*The task:* Your task is to copy the listing exactly, with the pictures left out.

*Supplied data:*
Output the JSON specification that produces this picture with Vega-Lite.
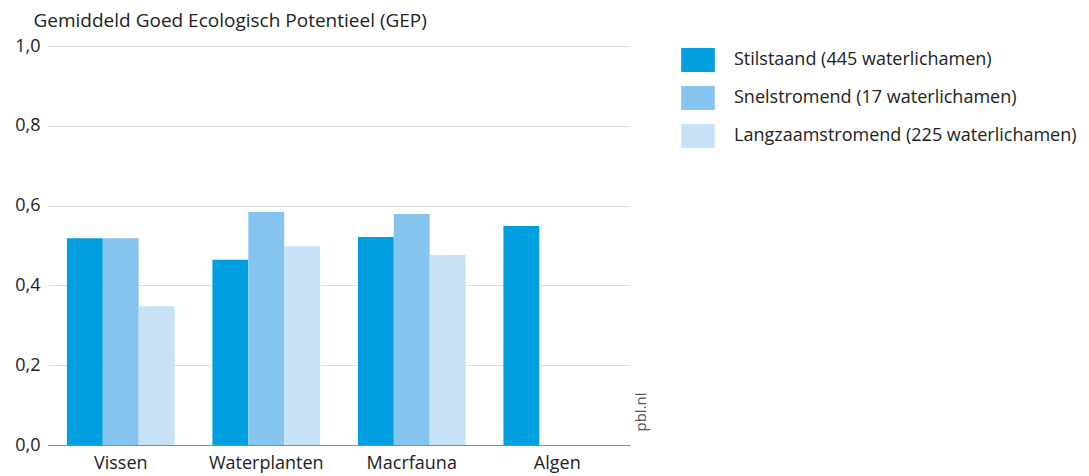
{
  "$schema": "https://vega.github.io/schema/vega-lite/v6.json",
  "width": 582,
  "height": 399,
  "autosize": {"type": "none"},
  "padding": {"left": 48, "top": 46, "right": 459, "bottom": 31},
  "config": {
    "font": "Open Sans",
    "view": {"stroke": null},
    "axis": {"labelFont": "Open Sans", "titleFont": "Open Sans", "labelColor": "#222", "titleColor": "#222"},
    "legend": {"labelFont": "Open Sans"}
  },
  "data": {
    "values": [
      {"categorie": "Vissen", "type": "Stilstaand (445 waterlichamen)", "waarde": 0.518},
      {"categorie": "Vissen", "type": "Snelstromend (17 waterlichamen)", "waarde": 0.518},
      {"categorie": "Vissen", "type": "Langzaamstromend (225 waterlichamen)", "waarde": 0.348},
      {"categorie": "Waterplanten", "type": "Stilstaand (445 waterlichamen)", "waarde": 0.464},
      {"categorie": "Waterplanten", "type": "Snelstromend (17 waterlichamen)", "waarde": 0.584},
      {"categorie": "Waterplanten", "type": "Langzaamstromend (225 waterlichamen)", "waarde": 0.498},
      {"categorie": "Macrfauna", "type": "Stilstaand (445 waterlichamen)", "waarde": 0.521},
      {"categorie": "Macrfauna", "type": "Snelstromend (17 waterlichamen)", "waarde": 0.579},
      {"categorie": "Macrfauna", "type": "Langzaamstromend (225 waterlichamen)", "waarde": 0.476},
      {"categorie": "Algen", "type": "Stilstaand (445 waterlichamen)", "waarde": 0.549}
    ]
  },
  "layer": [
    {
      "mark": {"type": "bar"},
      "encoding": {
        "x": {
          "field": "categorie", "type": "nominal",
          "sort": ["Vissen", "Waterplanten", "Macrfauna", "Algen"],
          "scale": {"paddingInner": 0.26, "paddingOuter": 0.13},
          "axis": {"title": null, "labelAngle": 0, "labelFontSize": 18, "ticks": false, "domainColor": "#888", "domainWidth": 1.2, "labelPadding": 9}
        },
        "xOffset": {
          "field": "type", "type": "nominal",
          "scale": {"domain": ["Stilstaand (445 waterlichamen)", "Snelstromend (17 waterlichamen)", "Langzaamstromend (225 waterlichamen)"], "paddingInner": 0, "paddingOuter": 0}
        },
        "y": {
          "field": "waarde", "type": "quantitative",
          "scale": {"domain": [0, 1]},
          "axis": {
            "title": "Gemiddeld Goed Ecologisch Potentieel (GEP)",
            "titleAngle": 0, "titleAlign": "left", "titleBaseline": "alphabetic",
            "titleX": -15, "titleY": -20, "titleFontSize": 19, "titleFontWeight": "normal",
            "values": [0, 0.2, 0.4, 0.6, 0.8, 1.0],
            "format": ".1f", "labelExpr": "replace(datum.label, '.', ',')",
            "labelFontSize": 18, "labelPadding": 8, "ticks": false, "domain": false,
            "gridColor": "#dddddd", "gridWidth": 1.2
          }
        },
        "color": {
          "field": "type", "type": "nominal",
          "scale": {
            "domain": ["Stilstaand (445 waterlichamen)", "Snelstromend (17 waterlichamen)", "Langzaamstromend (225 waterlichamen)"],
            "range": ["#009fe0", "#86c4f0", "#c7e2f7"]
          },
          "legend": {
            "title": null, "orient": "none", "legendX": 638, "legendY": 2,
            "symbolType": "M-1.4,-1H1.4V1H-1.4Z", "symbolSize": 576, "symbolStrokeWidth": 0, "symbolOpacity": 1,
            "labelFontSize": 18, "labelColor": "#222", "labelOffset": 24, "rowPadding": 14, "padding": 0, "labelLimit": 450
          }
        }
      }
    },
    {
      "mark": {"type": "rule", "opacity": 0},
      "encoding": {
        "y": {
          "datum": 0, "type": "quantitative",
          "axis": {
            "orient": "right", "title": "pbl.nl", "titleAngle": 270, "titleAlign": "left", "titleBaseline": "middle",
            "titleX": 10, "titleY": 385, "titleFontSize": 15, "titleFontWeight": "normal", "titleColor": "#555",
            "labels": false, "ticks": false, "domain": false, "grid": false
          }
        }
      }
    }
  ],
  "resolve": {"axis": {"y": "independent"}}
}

*Exercise solution:*
Output the JSON specification that produces this picture with Vega-Lite.
{
  "$schema": "https://vega.github.io/schema/vega-lite/v6.json",
  "width": 582,
  "height": 399,
  "autosize": {"type": "none"},
  "padding": {"left": 48, "top": 46, "right": 459, "bottom": 31},
  "config": {
    "font": "Open Sans",
    "view": {"stroke": null},
    "axis": {"labelFont": "Open Sans", "titleFont": "Open Sans", "labelColor": "#222", "titleColor": "#222"},
    "legend": {"labelFont": "Open Sans"}
  },
  "data": {
    "values": [
      {"categorie": "Vissen", "type": "Stilstaand (445 waterlichamen)", "waarde": 0.518},
      {"categorie": "Vissen", "type": "Snelstromend (17 waterlichamen)", "waarde": 0.518},
      {"categorie": "Vissen", "type": "Langzaamstromend (225 waterlichamen)", "waarde": 0.348},
      {"categorie": "Waterplanten", "type": "Stilstaand (445 waterlichamen)", "waarde": 0.464},
      {"categorie": "Waterplanten", "type": "Snelstromend (17 waterlichamen)", "waarde": 0.584},
      {"categorie": "Waterplanten", "type": "Langzaamstromend (225 waterlichamen)", "waarde": 0.498},
      {"categorie": "Macrfauna", "type": "Stilstaand (445 waterlichamen)", "waarde": 0.521},
      {"categorie": "Macrfauna", "type": "Snelstromend (17 waterlichamen)", "waarde": 0.579},
      {"categorie": "Macrfauna", "type": "Langzaamstromend (225 waterlichamen)", "waarde": 0.476},
      {"categorie": "Algen", "type": "Stilstaand (445 waterlichamen)", "waarde": 0.549}
    ]
  },
  "layer": [
    {
      "mark": {"type": "bar"},
      "encoding": {
        "x": {
          "field": "categorie", "type": "nominal",
          "sort": ["Vissen", "Waterplanten", "Macrfauna", "Algen"],
          "scale": {"paddingInner": 0.26, "paddingOuter": 0.13},
          "axis": {"title": null, "labelAngle": 0, "labelFontSize": 18, "ticks": false, "domainColor": "#888", "domainWidth": 1.2, "labelPadding": 9}
        },
        "xOffset": {
          "field": "type", "type": "nominal",
          "scale": {"domain": ["Stilstaand (445 waterlichamen)", "Snelstromend (17 waterlichamen)", "Langzaamstromend (225 waterlichamen)"], "paddingInner": 0, "paddingOuter": 0}
        },
        "y": {
          "field": "waarde", "type": "quantitative",
          "scale": {"domain": [0, 1]},
          "axis": {
            "title": "Gemiddeld Goed Ecologisch Potentieel (GEP)",
            "titleAngle": 0, "titleAlign": "left", "titleBaseline": "alphabetic",
            "titleX": -15, "titleY": -20, "titleFontSize": 19, "titleFontWeight": "normal",
            "values": [0, 0.2, 0.4, 0.6, 0.8, 1.0],
            "format": ".1f", "labelExpr": "replace(datum.label, '.', ',')",
            "labelFontSize": 18, "labelPadding": 8, "ticks": false, "domain": false,
            "gridColor": "#dddddd", "gridWidth": 1.2
          }
        },
        "color": {
          "field": "type", "type": "nominal",
          "scale": {
            "domain": ["Stilstaand (445 waterlichamen)", "Snelstromend (17 waterlichamen)", "Langzaamstromend (225 waterlichamen)"],
            "range": ["#009fe0", "#86c4f0", "#c7e2f7"]
          },
          "legend": {
            "title": null, "orient": "none", "legendX": 638, "legendY": 2,
            "symbolType": "M-1.4,-1H1.4V1H-1.4Z", "symbolSize": 576, "symbolStrokeWidth": 0, "symbolOpacity": 1,
            "labelFontSize": 18, "labelColor": "#222", "labelOffset": 24, "rowPadding": 14, "padding": 0, "labelLimit": 450
          }
        }
      }
    },
    {
      "mark": {"type": "rule", "opacity": 0},
      "encoding": {
        "y": {
          "datum": 0, "type": "quantitative",
          "axis": {
            "orient": "right", "title": "pbl.nl", "titleAngle": 270, "titleAlign": "left", "titleBaseline": "middle",
            "titleX": 10, "titleY": 385, "titleFontSize": 15, "titleFontWeight": "normal", "titleColor": "#555",
            "labels": false, "ticks": false, "domain": false, "grid": false
          }
        }
      }
    }
  ],
  "resolve": {"axis": {"y": "independent"}}
}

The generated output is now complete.